What replaces it in healthy relationships is trust — a quieter, more durable form of security that doesn’t require uncertainty to remain alive. Trust is built through consistency: the accumulation of small moments in which a person showed up as they said they would. It is less electric than early romantic love, and considerably more valuable.
9. Being in Love Can Idealize. Loving Someone Sees Clearly.
In the early stages of romantic love, the brain actively filters out negative information about the other person. Flaws are minimized or simply not registered. This idealization is partly neurological and partly self-protective — it’s the mechanism that allows two people to bond quickly and deeply.
Loving someone happens after the idealization has faded and the real person has come into focus — with their contradictions, their difficult patterns, their history, and their particular brand of imperfection. To love that complete picture, without requiring it to be different, is something the in-love stage cannot offer. It requires time, honesty, and the willingness to stay when things become genuinely complex.

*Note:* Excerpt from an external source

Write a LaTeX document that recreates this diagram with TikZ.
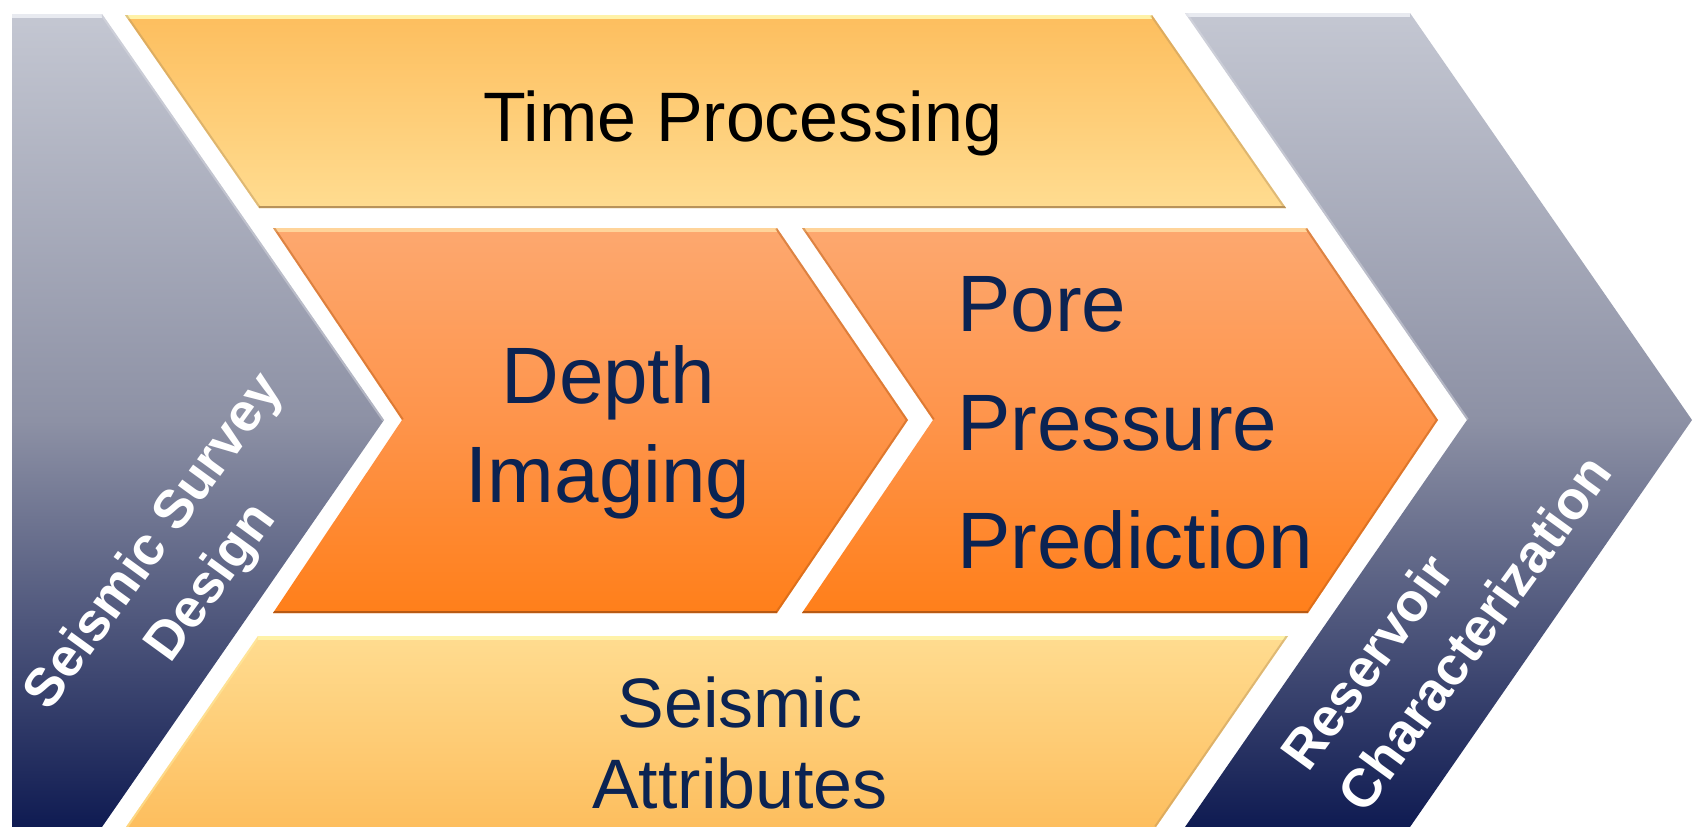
\documentclass[tikz,border=0pt]{standalone}
\usepackage{fontspec}
\setmainfont{Liberation Sans}
\definecolor{gTop}{HTML}{C4C7D2}
\definecolor{gMid}{HTML}{8D91A5}
\definecolor{gBot}{HTML}{0F1B52}
\definecolor{gHi}{HTML}{E8EAF0}
\definecolor{yTop}{HTML}{FDBE5E}
\definecolor{yBot}{HTML}{FFDC90}
\definecolor{yHi}{HTML}{FFF2A8}
\definecolor{yDk}{HTML}{B9935A}
\definecolor{oTop}{HTML}{FDA86F}
\definecolor{oMid}{HTML}{FE944B}
\definecolor{oBot}{HTML}{FF7F1A}
\definecolor{oHi}{HTML}{FFD49A}
\definecolor{oDk}{HTML}{B85A14}
\definecolor{navy}{HTML}{0B2352}
\begin{document}
\begin{tikzpicture}[x=1pt,y=-1pt,
  greybox/.style={top color=gTop,bottom color=gBot,middle color=gMid},
  ybox/.style={top color=yTop,bottom color=yBot},
  ybox2/.style={top color=yBot,bottom color=yTop},
  obox/.style={top color=oTop,bottom color=oBot,middle color=oMid},
  hiedge/.style={line width=8pt},
  dkedge/.style={line width=5pt},
  sideedge/.style={line width=4pt,opacity=0.45},
  big/.style={inner sep=0pt,font=\fontsize{80}{96}\selectfont,text=navy},
  mid/.style={inner sep=0pt,font=\fontsize{70}{81}\selectfont,text=navy},
  side/.style={inner sep=0pt,font=\fontsize{54}{70}\selectfont\bfseries,text=white,rotate=54}]
\useasboundingbox (0,0) rectangle (1695,827);
\clip (0,0) rectangle (1695,827);
\fill[white] (0,0) rectangle (1695,827);

% left grey chevron
\path[greybox] (12,14) -- (102,14) -- (384,420) -- (102,827) -- (12,827) -- cycle;
\begin{scope}
\clip (12,14) -- (102,14) -- (384,420) -- (102,827) -- (12,827) -- cycle;
\draw[hiedge,gHi] (12,14) -- (102,14);
\draw[sideedge,gTop!60!white] (102,14) -- (384,420);
\end{scope}

% right grey chevron
\path[greybox] (1185,13) -- (1410,13) -- (1692,420) -- (1410,827) -- (1185,827) -- (1467,420) -- cycle;
\begin{scope}
\clip (1185,13) -- (1410,13) -- (1692,420) -- (1410,827) -- (1185,827) -- (1467,420) -- cycle;
\draw[hiedge,gHi] (1185,13) -- (1410,13);
\draw[sideedge,gTop!60!white] (1185,13) -- (1467,420);
\end{scope}

% Time Processing band
\path[ybox] (125,15) -- (1152,15) -- (1286,208) -- (259,208) -- cycle;
\begin{scope}
\clip (125,15) -- (1152,15) -- (1286,208) -- (259,208) -- cycle;
\draw[hiedge,yHi] (125,15) -- (1152,15);
\draw[dkedge,yDk] (259,208) -- (1286,208);
\draw[sideedge,yDk] (1152,15) -- (1286,208);
\draw[sideedge,yDk] (125,15) -- (259,208);
\end{scope}

% Seismic Attributes band
\path[ybox2] (258,636) -- (1288,636) -- (1156,827) -- (126,827) -- cycle;
\begin{scope}
\clip (258,636) -- (1288,636) -- (1156,827) -- (126,827) -- cycle;
\draw[hiedge,yHi] (258,636) -- (1288,636);
\draw[sideedge,yDk] (1288,636) -- (1156,827);
\draw[sideedge,yHi] (258,636) -- (126,827);
\end{scope}

% Depth Imaging chevron
\path[obox] (273,228) -- (777,228) -- (908,420) -- (777,613) -- (273,613) -- (402,420) -- cycle;
\begin{scope}
\clip (273,228) -- (777,228) -- (908,420) -- (777,613) -- (273,613) -- (402,420) -- cycle;
\draw[hiedge,oHi] (273,228) -- (777,228);
\draw[dkedge,oDk] (273,613) -- (777,613);
\draw[sideedge,oDk] (777,228) -- (908,420) -- (777,613);
\draw[sideedge,oDk] (273,228) -- (402,420);
\end{scope}

% Pore Pressure Prediction chevron
\path[obox] (802,228) -- (1307,228) -- (1438,420) -- (1308,613) -- (802,613) -- (933,420) -- cycle;
\begin{scope}
\clip (802,228) -- (1307,228) -- (1438,420) -- (1308,613) -- (802,613) -- (933,420) -- cycle;
\draw[hiedge,oHi] (802,228) -- (1307,228);
\draw[dkedge,oDk] (802,613) -- (1308,613);
\draw[sideedge,oDk] (1307,228) -- (1438,420) -- (1308,613);
\draw[sideedge,oDk] (802,228) -- (933,420);
\end{scope}

% texts
\node[mid,text=black,anchor=base] (tp) at (743,141) {Time Processing};
\node[big,anchor=base] (di1) at (608,403) {Depth};
\node[big,anchor=base] (di2) at (608,502) {Imaging};
\node[big,anchor=base west] (pp1) at (957,331) {Pore};
\node[big,anchor=base west] (pp2) at (957,450) {Pressure};
\node[big,anchor=base west] (pp3) at (957,568) {Prediction};
\node[mid,anchor=base] (sa1) at (740,727) {Seismic};
\node[mid,anchor=base] (sa2) at (740,808) {Attributes};
\node[side,align=center] (ssd) at (184,563) {Seismic Survey\\Design};
\node[side,align=left] (rc) at (1446,612) {Reservoir\\Characterization};
\end{tikzpicture}
\end{document}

10. Being in Love Is a Feeling. Loving Someone Is a Verb.
The most fundamental difference: being in love is something that happens to you. Loving someone is something you do. The feeling of being in love arrives without asking permission and leaves on its own schedule. The practice of loving someone is built through action — through honesty during conflict, through showing up during difficult seasons, through choosing the relationship on the days when the feeling is quiet.
This doesn’t make loving someone less romantic. It makes it more durable, and ultimately, more meaningful. The feeling of being in love is the spark. Loving someone is what you build with it.
Which One Do You Have?
The honest answer for most people in long-term relationships is: both, in different proportions at different times. Being in love is not something that disappears entirely — it tends to cycle, surfacing in moments of renewed closeness or shared experience. But the foundation of a lasting relationship is not maintained by the feeling alone. It is maintained by the daily practice of choosing the person you’ve decided to love.
If you’re currently questioning which one you’re experiencing, the question itself is worth sitting with. Not anxiously, but honestly. Both states are real. Both have value. And knowing the difference is the beginning of understanding what you actually want to do with what you have.